- Exercise task
The line containing "const p1Intro = 279; // arrow, ~5 Dec 2020" marks the end: extract everything from the first line of the data through that line, exactly, with no pictures.
⁂
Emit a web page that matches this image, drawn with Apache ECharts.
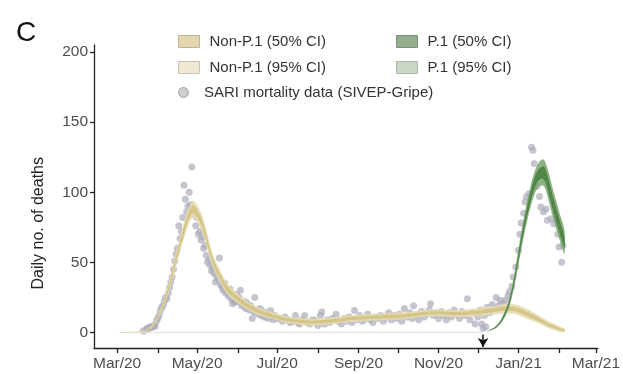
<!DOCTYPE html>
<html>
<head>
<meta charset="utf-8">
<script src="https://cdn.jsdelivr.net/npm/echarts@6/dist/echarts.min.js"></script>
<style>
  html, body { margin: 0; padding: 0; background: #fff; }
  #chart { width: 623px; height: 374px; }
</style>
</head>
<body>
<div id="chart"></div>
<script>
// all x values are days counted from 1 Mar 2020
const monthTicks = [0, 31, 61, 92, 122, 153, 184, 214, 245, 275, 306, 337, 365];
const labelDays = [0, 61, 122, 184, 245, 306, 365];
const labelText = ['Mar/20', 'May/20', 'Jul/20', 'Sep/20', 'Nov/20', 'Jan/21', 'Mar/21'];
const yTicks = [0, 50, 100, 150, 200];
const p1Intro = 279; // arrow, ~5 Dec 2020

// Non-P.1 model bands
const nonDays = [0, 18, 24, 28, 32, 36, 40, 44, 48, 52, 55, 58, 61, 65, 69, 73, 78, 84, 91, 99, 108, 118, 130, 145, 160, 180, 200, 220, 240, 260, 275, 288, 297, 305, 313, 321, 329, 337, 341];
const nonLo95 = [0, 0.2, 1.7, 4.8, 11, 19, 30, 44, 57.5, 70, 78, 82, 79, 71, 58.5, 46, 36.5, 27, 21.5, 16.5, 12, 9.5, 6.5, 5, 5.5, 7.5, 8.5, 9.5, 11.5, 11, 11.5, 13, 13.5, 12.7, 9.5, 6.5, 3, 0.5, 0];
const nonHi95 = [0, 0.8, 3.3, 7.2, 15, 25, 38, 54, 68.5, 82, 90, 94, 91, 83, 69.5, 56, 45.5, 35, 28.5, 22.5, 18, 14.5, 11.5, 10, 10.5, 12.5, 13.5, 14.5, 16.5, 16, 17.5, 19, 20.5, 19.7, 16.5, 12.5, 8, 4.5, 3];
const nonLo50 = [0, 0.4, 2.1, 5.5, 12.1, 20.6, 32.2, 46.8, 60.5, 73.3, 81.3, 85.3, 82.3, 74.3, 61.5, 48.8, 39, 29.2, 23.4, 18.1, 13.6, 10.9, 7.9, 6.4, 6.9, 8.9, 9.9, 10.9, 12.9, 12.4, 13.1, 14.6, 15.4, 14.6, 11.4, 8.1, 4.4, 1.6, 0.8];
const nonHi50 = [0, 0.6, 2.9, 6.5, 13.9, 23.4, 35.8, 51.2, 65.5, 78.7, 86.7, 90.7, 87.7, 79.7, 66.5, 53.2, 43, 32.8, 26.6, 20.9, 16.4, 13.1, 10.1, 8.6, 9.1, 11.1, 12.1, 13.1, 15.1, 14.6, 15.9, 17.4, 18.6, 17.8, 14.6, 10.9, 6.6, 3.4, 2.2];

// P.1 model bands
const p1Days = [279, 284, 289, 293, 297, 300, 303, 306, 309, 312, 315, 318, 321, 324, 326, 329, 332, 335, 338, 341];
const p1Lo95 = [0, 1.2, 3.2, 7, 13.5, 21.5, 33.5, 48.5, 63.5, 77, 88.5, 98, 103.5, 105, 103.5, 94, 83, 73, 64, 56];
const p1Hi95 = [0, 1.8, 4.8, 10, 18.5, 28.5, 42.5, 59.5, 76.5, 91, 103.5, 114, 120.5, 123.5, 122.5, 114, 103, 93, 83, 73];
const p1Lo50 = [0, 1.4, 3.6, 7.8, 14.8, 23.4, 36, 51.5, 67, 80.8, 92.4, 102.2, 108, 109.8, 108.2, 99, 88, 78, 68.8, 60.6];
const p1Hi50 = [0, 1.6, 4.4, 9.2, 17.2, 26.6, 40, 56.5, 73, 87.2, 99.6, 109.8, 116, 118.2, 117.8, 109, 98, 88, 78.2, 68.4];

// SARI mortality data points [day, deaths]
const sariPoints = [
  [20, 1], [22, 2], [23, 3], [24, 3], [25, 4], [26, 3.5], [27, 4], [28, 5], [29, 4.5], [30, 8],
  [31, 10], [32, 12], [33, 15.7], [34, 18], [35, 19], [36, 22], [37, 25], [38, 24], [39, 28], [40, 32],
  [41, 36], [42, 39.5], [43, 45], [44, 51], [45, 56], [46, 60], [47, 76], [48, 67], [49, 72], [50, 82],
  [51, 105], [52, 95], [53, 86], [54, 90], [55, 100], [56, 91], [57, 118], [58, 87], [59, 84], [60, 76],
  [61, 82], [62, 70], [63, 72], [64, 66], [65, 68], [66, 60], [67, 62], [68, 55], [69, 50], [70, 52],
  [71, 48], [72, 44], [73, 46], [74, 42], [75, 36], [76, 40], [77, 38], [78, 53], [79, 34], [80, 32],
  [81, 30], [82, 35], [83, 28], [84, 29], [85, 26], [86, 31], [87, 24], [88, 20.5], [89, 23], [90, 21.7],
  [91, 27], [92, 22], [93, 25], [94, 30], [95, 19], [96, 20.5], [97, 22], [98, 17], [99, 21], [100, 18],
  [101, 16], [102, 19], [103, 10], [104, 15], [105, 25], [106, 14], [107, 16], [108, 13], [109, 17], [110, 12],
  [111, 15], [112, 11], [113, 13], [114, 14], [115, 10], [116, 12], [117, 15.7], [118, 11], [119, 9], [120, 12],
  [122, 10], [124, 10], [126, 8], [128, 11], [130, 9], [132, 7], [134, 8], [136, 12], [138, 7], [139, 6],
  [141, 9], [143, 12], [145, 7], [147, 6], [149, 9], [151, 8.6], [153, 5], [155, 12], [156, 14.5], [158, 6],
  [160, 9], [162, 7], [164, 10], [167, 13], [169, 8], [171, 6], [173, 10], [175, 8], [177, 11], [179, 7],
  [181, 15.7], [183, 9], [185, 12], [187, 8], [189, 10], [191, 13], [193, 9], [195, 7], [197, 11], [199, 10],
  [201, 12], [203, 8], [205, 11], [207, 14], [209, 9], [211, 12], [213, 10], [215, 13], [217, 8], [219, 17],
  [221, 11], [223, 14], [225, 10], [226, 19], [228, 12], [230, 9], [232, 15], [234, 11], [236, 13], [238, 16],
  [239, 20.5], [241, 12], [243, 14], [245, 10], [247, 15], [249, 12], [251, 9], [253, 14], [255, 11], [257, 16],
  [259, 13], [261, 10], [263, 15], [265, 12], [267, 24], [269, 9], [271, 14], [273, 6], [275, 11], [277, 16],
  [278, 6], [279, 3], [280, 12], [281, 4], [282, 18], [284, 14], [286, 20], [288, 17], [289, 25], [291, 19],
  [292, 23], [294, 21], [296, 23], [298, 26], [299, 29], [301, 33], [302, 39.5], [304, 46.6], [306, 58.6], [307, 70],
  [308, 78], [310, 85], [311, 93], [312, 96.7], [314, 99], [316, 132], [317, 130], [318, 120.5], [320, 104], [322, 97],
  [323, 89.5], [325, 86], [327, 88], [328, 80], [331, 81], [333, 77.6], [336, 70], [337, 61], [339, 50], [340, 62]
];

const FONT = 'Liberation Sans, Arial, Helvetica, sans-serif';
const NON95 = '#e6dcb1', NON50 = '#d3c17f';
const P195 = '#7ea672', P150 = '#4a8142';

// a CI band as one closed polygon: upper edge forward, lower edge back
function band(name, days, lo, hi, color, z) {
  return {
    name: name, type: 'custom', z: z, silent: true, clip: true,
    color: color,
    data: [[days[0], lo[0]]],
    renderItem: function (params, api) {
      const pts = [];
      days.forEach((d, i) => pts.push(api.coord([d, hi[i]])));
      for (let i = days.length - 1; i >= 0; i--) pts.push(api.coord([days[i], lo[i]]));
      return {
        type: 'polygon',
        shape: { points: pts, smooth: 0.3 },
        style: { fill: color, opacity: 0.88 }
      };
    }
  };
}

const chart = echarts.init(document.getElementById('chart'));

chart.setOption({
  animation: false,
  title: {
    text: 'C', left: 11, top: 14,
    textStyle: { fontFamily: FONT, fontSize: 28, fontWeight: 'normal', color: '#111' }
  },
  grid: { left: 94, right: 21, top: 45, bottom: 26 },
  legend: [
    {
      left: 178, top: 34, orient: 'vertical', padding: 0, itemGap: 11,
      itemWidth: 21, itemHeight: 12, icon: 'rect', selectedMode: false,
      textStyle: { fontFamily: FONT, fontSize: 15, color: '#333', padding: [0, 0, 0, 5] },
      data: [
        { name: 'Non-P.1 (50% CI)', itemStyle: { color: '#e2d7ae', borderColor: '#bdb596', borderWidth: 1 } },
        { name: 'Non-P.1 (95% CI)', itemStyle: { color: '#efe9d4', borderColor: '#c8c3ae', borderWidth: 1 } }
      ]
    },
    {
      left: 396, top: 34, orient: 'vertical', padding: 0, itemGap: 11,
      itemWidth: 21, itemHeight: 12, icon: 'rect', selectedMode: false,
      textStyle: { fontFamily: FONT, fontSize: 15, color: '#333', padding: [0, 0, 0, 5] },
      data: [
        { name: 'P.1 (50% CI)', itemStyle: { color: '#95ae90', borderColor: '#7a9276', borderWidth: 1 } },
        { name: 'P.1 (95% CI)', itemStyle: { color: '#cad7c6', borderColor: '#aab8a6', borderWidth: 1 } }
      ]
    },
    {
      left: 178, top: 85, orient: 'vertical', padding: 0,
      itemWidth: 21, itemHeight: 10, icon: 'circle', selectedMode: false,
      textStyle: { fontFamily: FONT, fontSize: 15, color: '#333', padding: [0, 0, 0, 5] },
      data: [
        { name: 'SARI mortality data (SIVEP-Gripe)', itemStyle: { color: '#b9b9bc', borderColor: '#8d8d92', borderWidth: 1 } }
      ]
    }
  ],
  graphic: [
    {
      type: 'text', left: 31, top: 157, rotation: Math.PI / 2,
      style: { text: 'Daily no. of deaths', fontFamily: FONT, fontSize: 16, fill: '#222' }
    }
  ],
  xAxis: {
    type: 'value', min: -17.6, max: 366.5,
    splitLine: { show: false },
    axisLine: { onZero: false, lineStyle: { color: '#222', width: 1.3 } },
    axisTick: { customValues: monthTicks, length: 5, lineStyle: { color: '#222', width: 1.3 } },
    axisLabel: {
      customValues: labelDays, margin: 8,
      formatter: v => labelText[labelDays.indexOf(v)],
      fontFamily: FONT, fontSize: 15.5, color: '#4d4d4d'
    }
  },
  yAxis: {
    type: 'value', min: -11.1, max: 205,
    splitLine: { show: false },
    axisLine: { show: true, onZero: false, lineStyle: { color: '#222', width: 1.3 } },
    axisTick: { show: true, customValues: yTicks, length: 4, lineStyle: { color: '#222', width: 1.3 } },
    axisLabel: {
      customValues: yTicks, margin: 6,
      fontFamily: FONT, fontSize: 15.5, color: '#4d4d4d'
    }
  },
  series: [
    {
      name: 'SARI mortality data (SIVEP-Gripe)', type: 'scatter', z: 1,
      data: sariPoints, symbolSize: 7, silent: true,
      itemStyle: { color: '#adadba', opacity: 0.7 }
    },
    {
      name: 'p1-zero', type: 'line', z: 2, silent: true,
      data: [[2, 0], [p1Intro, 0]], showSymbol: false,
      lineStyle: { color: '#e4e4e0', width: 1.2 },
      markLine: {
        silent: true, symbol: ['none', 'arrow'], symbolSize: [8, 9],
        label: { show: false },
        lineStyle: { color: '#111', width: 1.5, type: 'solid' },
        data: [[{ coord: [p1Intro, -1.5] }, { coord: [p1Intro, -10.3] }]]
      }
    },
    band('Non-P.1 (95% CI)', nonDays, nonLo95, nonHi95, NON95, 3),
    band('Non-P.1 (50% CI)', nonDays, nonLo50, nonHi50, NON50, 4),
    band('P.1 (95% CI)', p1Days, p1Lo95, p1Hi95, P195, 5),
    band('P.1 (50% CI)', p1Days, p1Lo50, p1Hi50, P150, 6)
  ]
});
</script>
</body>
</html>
⁂
- The result
Emit a web page that matches this image, drawn with Apache ECharts.
<!DOCTYPE html>
<html>
<head>
<meta charset="utf-8">
<script src="https://cdn.jsdelivr.net/npm/echarts@6/dist/echarts.min.js"></script>
<style>
  html, body { margin: 0; padding: 0; background: #fff; }
  #chart { width: 623px; height: 374px; }
</style>
</head>
<body>
<div id="chart"></div>
<script>
// all x values are days counted from 1 Mar 2020
const monthTicks = [0, 31, 61, 92, 122, 153, 184, 214, 245, 275, 306, 337, 365];
const labelDays = [0, 61, 122, 184, 245, 306, 365];
const labelText = ['Mar/20', 'May/20', 'Jul/20', 'Sep/20', 'Nov/20', 'Jan/21', 'Mar/21'];
const yTicks = [0, 50, 100, 150, 200];
const p1Intro = 279; // arrow, ~5 Dec 2020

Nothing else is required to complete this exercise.